In the diagram below, water flows into an inner pipe at 25°C. An outer pipe encapsulates the inner water pipe with oil entering at 100°C and 3 kg/s. If water exits the heat exchanger at 65°C, what is the mass flow rate (kg/s) of the water? Note the specific heat (kJ/kg·K) for both water and oil are 4.186 and 3.5 respectively.

##
__
__**Hint**

**Hint**

In a heat exchanger, the rate of heat transfer associated with either steam, an incompressible fluid, or ideal gas with constant specific heat flows is

$$$\dot{Q}=\dot{m}c_p(\Delta T)$$$

where
$$c_p$$
is the specific heat (at constant pressure),
$$\dot m$$
is the mass flow rate, and
$$\Delta T$$
is the change in temperature.

##
__
__**Hint 2**

**Hint 2**

Because the heat transfer between the water & oil occurs within the same system,
$$\dot{Q}_{oil}=\dot{Q}_{water}$$
.

In a heat exchanger, the rate of heat transfer associated with either steam, an incompressible fluid, or ideal gas with constant specific heat flows is

$$$\dot{Q}=\dot{m}c_p(\Delta T)$$$

where
$$c_p$$
is the specific heat (at constant pressure),
$$\dot m$$
is the mass flow rate, and
$$\Delta T$$
is the change in temperature.

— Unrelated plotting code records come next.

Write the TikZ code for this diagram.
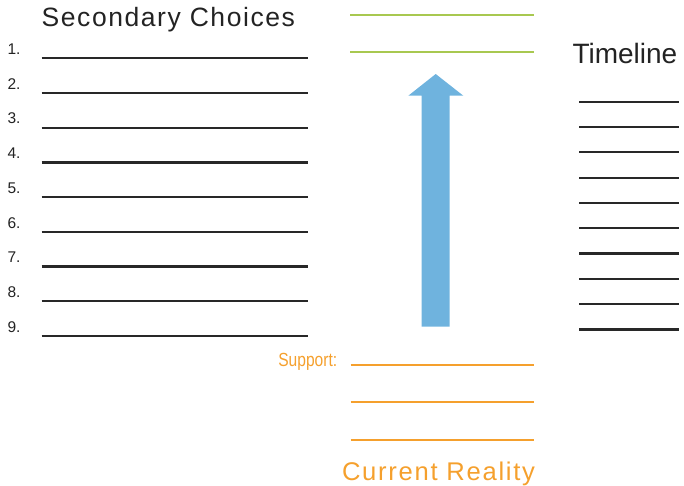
\documentclass[tikz,border=0pt]{standalone}
\usepackage{fontspec}
\setmainfont{Liberation Sans}
\newfontfamily\titlefont[LetterSpace=5.9]{Liberation Sans}
\newfontfamily\timefont{Liberation Sans}
\newfontfamily\crfont[LetterSpace=6.7]{Liberation Sans}
\newfontfamily\numfont{Liberation Sans}
\definecolor{inkc}{RGB}{35,35,35}
\definecolor{linec}{RGB}{40,40,40}
\definecolor{greenc}{RGB}{168,200,80}
\definecolor{orangec}{RGB}{245,160,45}
\definecolor{arrowc}{RGB}{111,179,222}
\tikzset{
  blank/.style={draw=linec, line width=2.2pt},
  greenblank/.style={draw=greenc, line width=2pt},
  orangeblank/.style={draw=orangec, line width=2.2pt},
  lbl/.style={anchor=base west, inner sep=0pt, outer sep=0pt, text=inkc},
}
\begin{document}
\begin{tikzpicture}[x=1pt,y=-1pt]
\useasboundingbox (0,0) rectangle (684,485);
% titles
\node[lbl, font=\titlefont\fontsize{26.5}{30}\selectfont] (sec) at (41.7,26.7) {Secondary Choices};
\node[lbl, font=\timefont\fontsize{28}{32}\selectfont] (tl) at (572.5,63.3) {Timeline};
\node[lbl, text=orangec, font=\crfont\fontsize{25.6}{30}\selectfont] (cr) at (342,480) {Current Reality};
\node[lbl, text=orangec, font=\fontsize{19}{21}\selectfont] (sup) at (278.3,366) {\scalebox{0.82}[1]{Support:}};
% numbered blanks
\foreach \i in {1,...,9}{
  \pgfmathsetmacro{\yy}{58.3+(\i-1)*34.7}
  \node[lbl, font=\numfont\fontsize{15.5}{17}\selectfont] (n\i) at (7.5,\yy-3.8) {\i.};
  \draw[blank] (41.7,\yy) -- (308.3,\yy);
}
% timeline blanks
\foreach \k in {0,...,9}{
  \pgfmathsetmacro{\yy}{101.7+\k*25.3}
  \draw[blank] (579,\yy) -- (679,\yy);
}
% green blanks
\draw[greenblank] (350,15) -- (534,15);
\draw[greenblank] (350,52.3) -- (534,52.3);
% orange blanks
\foreach \yy in {365,402.3,440}{
  \draw[orangeblank] (350.7,\yy) -- (534,\yy);
}
% big arrow
\fill[arrowc] (421.7,326.7) -- (449.7,326.7) -- (449.7,95.7) -- (463.3,95.7) -- (435.7,74) -- (408.3,95.7) -- (421.7,95.7) -- cycle;
\end{tikzpicture}
\end{document}
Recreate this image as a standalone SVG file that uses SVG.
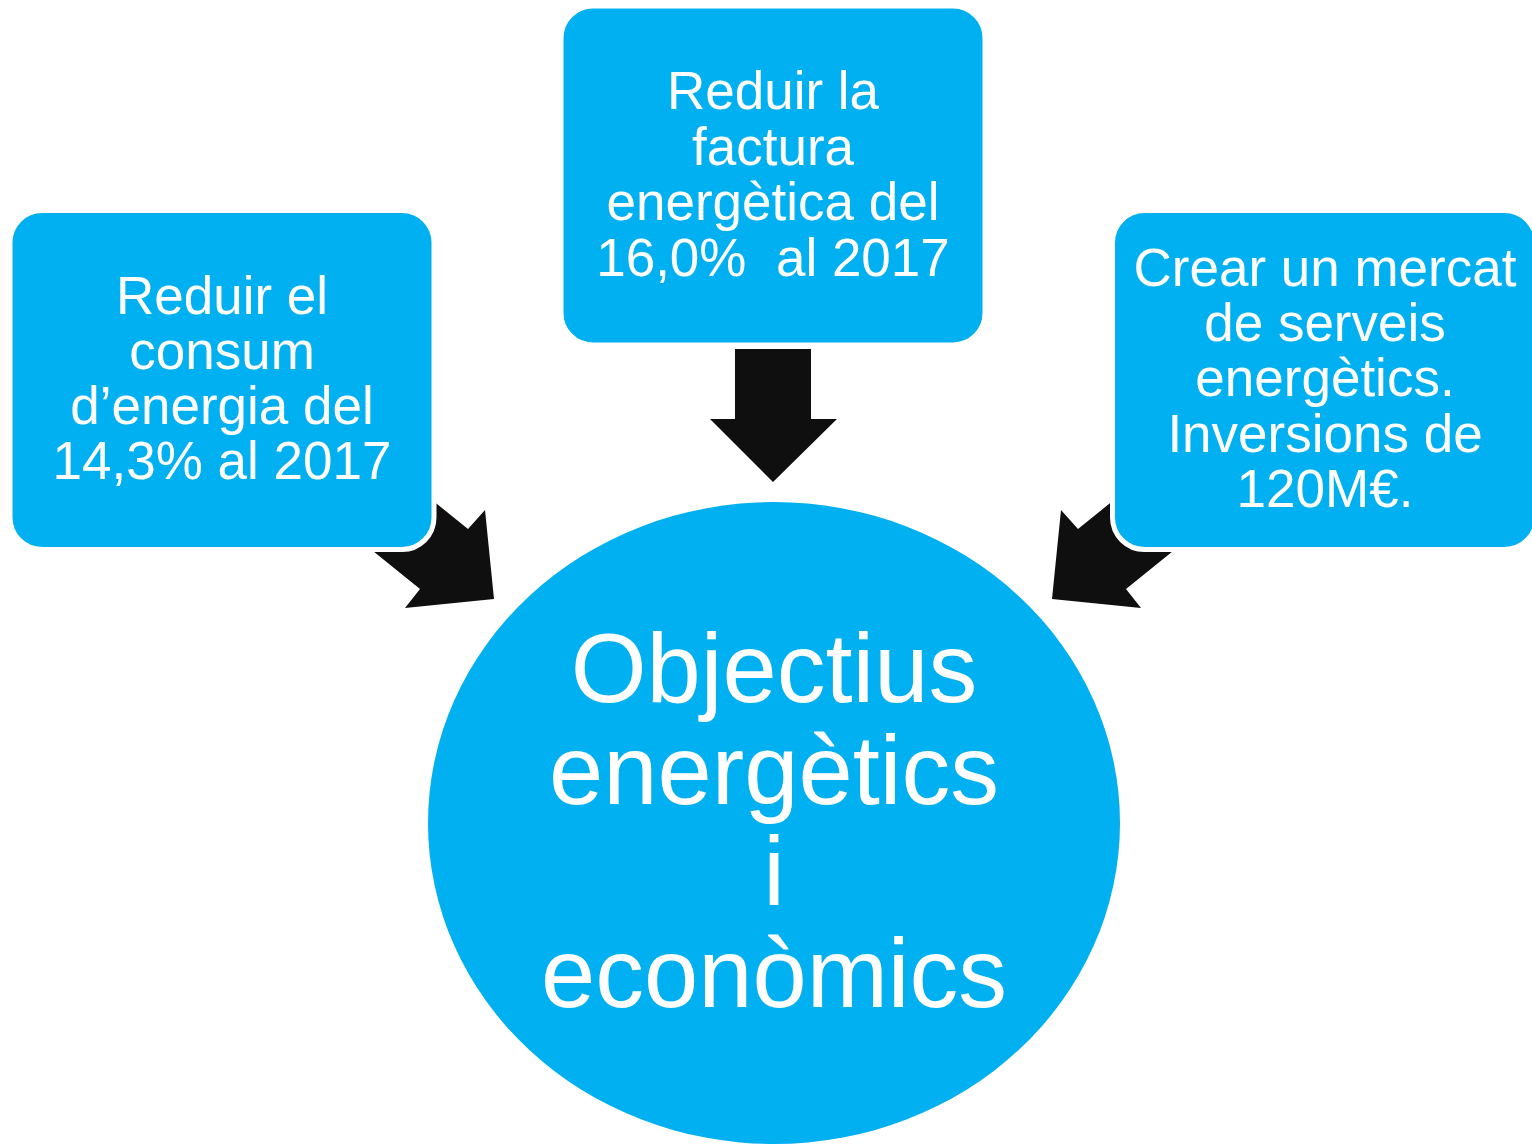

Per the problem statement, we can write a rate of heat transfer equation for both the oil and water:

$$$\dot{Q}_{water}=\dot{m}_{water}\times c_{p,water}(\Delta T_{water})$$$

$$$\dot{Q}_{oil}=\dot{m}_{oil}\times c_{p,oil}(\Delta T_{oil})$$$

Because the heat transfer between the water & oil occurs within the same system,
$$\dot{Q}_{oil}=\dot{Q}_{water}$$
:

$$$\dot{m}_{water}\times c_{p,water}(\Delta T_{water})=\dot{m}_{oil}\times c_{p,oil}(\Delta T_{oil})$$$

$$$\dot{m}_{water}=\dot{m}_{oil}\times \frac{c_{p,oil}}{c_{p,water}}\times \frac{(\Delta T_{oil})}{(\Delta T_{water})}$$$

$$$\dot{m}_{water}=3\frac{kg}{s}\times \frac{3.5kJ/kg\cdot K}{4.186kJ/kg\cdot K}\times \frac{[(100+273K)-(65+273K)]}{[(65+273K)-(25+273K)]}$$$

$$$=3\frac{kg}{s}\times 0.836\times \frac{35}{40}=2.19\:kg/s$$$

2.19 kg/s